## Directions
Pull out every line from the listing that has the word "matplotlib".

## Information shown
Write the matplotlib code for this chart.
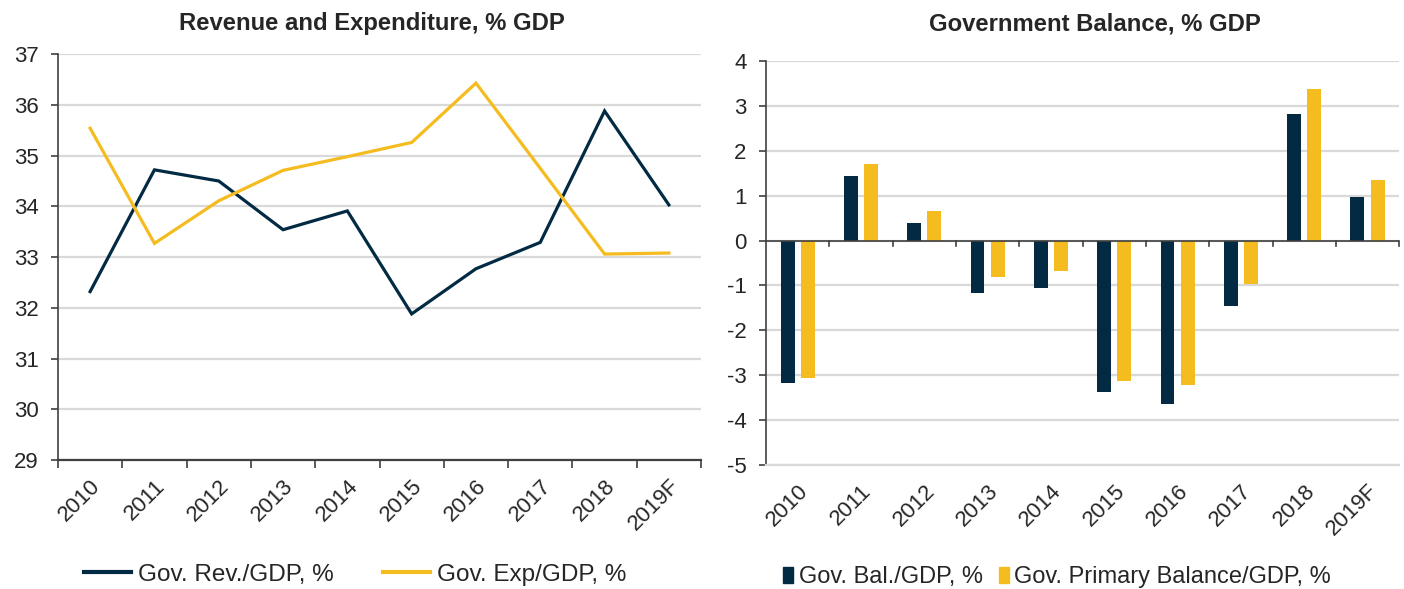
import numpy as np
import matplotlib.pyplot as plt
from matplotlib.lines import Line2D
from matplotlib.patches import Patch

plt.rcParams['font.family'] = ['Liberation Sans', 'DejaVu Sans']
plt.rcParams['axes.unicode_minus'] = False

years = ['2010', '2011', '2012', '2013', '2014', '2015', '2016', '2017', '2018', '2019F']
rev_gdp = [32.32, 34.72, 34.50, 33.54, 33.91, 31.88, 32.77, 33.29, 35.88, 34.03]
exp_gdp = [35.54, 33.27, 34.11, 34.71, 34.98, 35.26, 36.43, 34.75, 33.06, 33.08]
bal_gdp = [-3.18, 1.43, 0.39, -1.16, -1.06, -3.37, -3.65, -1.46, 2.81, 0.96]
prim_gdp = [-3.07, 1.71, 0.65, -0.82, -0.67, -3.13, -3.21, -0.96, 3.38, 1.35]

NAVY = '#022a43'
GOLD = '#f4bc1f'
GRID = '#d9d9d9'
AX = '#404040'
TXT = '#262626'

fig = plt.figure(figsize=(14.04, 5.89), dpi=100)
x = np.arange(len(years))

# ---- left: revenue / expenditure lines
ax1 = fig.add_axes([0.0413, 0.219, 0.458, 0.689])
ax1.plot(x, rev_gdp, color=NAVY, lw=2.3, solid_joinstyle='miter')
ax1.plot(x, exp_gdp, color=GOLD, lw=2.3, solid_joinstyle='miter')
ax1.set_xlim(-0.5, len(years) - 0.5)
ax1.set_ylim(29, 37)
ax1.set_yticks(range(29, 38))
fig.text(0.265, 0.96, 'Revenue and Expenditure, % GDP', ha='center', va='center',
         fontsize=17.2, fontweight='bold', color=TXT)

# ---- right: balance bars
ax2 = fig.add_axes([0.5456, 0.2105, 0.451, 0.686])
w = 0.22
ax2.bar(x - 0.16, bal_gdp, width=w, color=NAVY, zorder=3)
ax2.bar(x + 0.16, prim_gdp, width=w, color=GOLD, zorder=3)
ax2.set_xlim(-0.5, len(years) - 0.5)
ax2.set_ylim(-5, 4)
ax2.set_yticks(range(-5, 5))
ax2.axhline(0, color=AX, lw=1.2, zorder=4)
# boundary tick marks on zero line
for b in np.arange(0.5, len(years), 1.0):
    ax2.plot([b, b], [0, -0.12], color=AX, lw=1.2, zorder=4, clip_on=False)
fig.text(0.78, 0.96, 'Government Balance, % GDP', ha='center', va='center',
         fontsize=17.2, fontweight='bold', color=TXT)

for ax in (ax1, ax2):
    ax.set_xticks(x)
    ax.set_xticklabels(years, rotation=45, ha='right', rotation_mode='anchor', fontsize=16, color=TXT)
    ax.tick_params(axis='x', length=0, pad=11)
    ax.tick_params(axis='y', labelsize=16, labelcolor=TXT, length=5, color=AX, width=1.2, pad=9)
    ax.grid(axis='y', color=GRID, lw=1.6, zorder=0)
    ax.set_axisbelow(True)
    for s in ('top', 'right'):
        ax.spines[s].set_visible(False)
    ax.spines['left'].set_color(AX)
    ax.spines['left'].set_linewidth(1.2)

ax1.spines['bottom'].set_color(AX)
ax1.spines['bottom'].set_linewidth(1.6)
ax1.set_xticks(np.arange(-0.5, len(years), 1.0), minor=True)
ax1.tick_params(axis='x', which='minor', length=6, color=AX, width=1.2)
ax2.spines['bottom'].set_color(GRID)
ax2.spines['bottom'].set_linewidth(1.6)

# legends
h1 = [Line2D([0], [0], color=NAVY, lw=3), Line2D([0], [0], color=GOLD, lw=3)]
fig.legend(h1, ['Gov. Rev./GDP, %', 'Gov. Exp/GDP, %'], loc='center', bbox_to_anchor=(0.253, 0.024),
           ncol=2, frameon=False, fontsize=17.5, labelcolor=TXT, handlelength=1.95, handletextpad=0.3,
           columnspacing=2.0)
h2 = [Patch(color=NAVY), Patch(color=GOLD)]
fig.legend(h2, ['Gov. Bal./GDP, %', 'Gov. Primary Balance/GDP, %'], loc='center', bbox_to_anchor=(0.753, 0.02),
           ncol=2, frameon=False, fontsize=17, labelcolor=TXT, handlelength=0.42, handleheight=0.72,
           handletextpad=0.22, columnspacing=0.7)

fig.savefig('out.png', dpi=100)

## Exercise answer
Write the matplotlib code for this chart.
import matplotlib.pyplot as plt
from matplotlib.lines import Line2D
from matplotlib.patches import Patch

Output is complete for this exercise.